De início, meu texto era quase um confessionário direto de situações pelas quais eu passava. Me apaixonei por várias mulheres durante a vida, e essas “musas”, como eu as chamava, me ajudavam a criar personagens bastante realistas. Também lembro que meu estado emocional definia o tom de meus textos. O que eu escrevia girava quase sempre em torno de temáticas amorosas tendo alguma musa como centro, e eu não conseguia sair desse circuito. Anos depois, comecei a me voltar pra fora de mim, escrevendo sobre elementos cotidianos e problemas sociais. Me senti mais crítico, ácido e atento ao redor. Não que eu tenha parado de fazer coisas mais sentimentais ou falar de amor, mas acredito que amadureci ao ponto de poder escolher entre o mundo aqui de dentro e o mundo lá fora, ou até mesmo mesclar os dois. Hoje em dia consigo impedir que meu estado emocional defina o tom do meu texto, de modo que posso escrever coisas felizes mesmo estando triste, ou vice-versa.
Se eu pudesse voltar à escrita de meus primeiros textos, diria a mim mesmo um clichê, mas que por isso mesmo abriga muita verdade: não conte tanto os passos dados e aproveite mais o caminho.
Que projeto você gostaria de fazer, mas ainda não começou? Que livro você gostaria de ler e ele ainda não existe?
Tenho muitos projetos engavetados, tantos que nem sei se apenas uma encarnação é suficiente. Entre eles, destaco um em especial, um romance que se passa em um futuro pós-apocalíptico e tem vários elementos de ficção científica. Imagino que deva ser bem divertido fazer algo do tipo, e é com dor no coração que coloquei um outro romance na frente dele, o primeiro da minha vida. Ele tem uma temática mais juvenil e amorosa, e está sendo um laboratório muito desafiador. Apesar disso, acho que terminar esse romance amoroso vai me ajudar no de ficção científica, e nos próximos.

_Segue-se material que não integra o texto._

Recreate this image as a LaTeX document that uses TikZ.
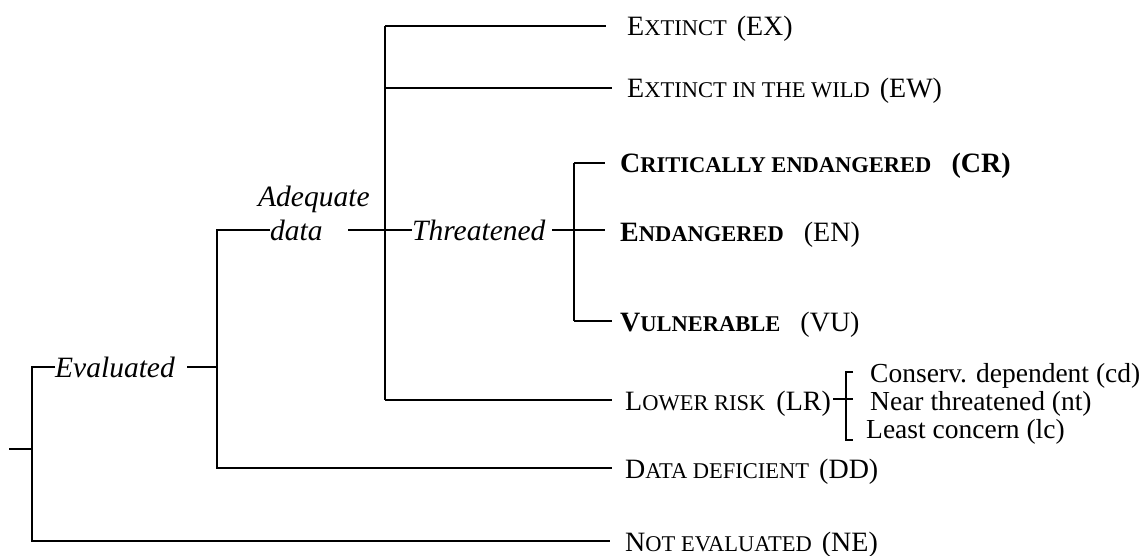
\documentclass[tikz,border=0pt]{standalone}
\usepackage{fontspec}
\setmainfont{Liberation Serif}
\usetikzlibrary{calc}
% faked small capitals: the tail of a word set smaller
\newcommand\smc[1]{{\fontsize{22.5}{22.5}\selectfont #1}}
\newcommand\gap{\hspace{10pt}}
\newcommand\wgap{\hspace{20pt}}
\begin{document}
\begin{tikzpicture}[x=1pt,y=-1pt,
  conn/.style={line width=2.3pt, line join=miter},
  heavy/.style={line width=2.9pt, line join=miter},
  lab/.style={anchor=west, inner sep=0pt, text height=20pt, text depth=0pt,
              font=\fontsize{28}{28}\selectfont},
  itl/.style={lab, font=\fontsize{29.5}{29.5}\selectfont\itshape},
  sub/.style={anchor=base west, inner sep=0pt, font=\fontsize{27.5}{27.5}\selectfont}]
\useasboundingbox (0,0) rectangle (1142,556);

% ---- labels ----
\node[itl] (eval) at (55,367) {Evaluated};
\node[itl, anchor=base west] (adq) at (258,207) {Adequate};
\node[itl] (data) at (270,230) {data};
\node[itl] (thr) at (412,230) {Threatened};

\node[lab] (ex) at (627,26) {E\smc{XTINCT}\gap(EX)};
\node[lab] (ew) at (627,88) {E\smc{XTINCT IN THE WILD}\gap(EW)};
\node[lab, font=\fontsize{28}{28}\selectfont\bfseries] (cr) at (620,163) {C\smc{RITICALLY ENDANGERED}\wgap(CR)};
\node[lab] (en) at (620,231) {\textbf{E\smc{NDANGERED}}\wgap(EN)};
\node[lab] (vu) at (620,321) {\textbf{V\smc{ULNERABLE}}\wgap(VU)};
\node[lab] (lr) at (625,400) {L\smc{OWER RISK}\hspace{11pt}(LR)};
\node[lab] (dd) at (625,468) {D\smc{ATA DEFICIENT}\gap(DD)};
\node[lab] (ne) at (625,541) {N\smc{OT EVALUATED}\gap(NE)};

\node[sub] (cd) at (870,382) {Conserv. dependent (cd)};
\node[sub] (nt) at (870,410) {Near threatened (nt)};
\node[sub] (lc) at (866,438) {Least concern (lc)};

% ---- junction points ----
\coordinate (root) at (9,449);
\coordinate (rootj) at (32,449);
\coordinate (evalR) at (187,367);
\coordinate (adqj) at (217,367);
\coordinate (dataR) at (348,230);
\coordinate (catj) at (385,230);
\coordinate (thrR) at (552,230);
\coordinate (thrj) at (574,230);
\coordinate (lrj) at (846,399);

% ---- tree ----
\draw[conn] (root) -- (rootj);
\draw[conn, shorten >=15pt] (eval.west) -- (32,367) -- (32,541) -- (ne.west);
\draw[conn] (evalR) -- (adqj);
\draw[conn, shorten >=13pt] (data.west) -- (217,230) -- (217,468) -- (dd.west);
\draw[conn] (dataR) -- (thr.west);
\draw[conn, shorten >=21pt] (catj |- ex.west) -- (ex.west);
\draw[conn] (catj |- ex.west) -- (385,400);
\draw[conn, shorten >=15pt] (catj |- ew.west) -- (ew.west);
\draw[conn, shorten >=13pt] (385,400) -- (lr.west);
\draw[conn] (thrR) -- (605,230);
\draw[heavy, shorten >=15pt] ($(thrj)+(0,-67)$) -- (cr.west);
\draw[heavy] ($(thrj)+(0,-67)$) -- (574,321);
\draw[heavy, shorten >=8pt] (574,321) -- (vu.west);
% lower risk sub-bracket
\draw[conn] ($(lr.east)+(2,-1)$) -- ($(lrj)+(7,0)$);
\draw[conn] ($(lrj)+(7,-27)$) -- ($(lrj)+(0,-27)$) -- ($(lrj)+(0,41)$) -- ($(lrj)+(7,41)$);
\end{tikzpicture}
\end{document}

O livro que eu gostaria de ler e não existe eu tenho certeza de que nunca vai ser escrito: ao terminar de ler Dom Casmurro, quis muito ler a mesma história contada do ponto de vista da Capitu, só que escrita pelo próprio Machado. Ainda que alguém faça algo do tipo, é quase impossível manter o nível machadiano, e mesmo que alguém consiga, ainda assim não vai ser a mesma coisa que o Machado escrevendo. Se essa ideia fosse bem executada atualmente, poderia causar discussões interessantes na literatura. Por outro lado, se o próprio Machado tivesse feito um “Dom Casmurro segundo Capitu”, o Dom Casmurro não teria tido o mesmo impacto que teve. Talvez seja melhor tudo como está.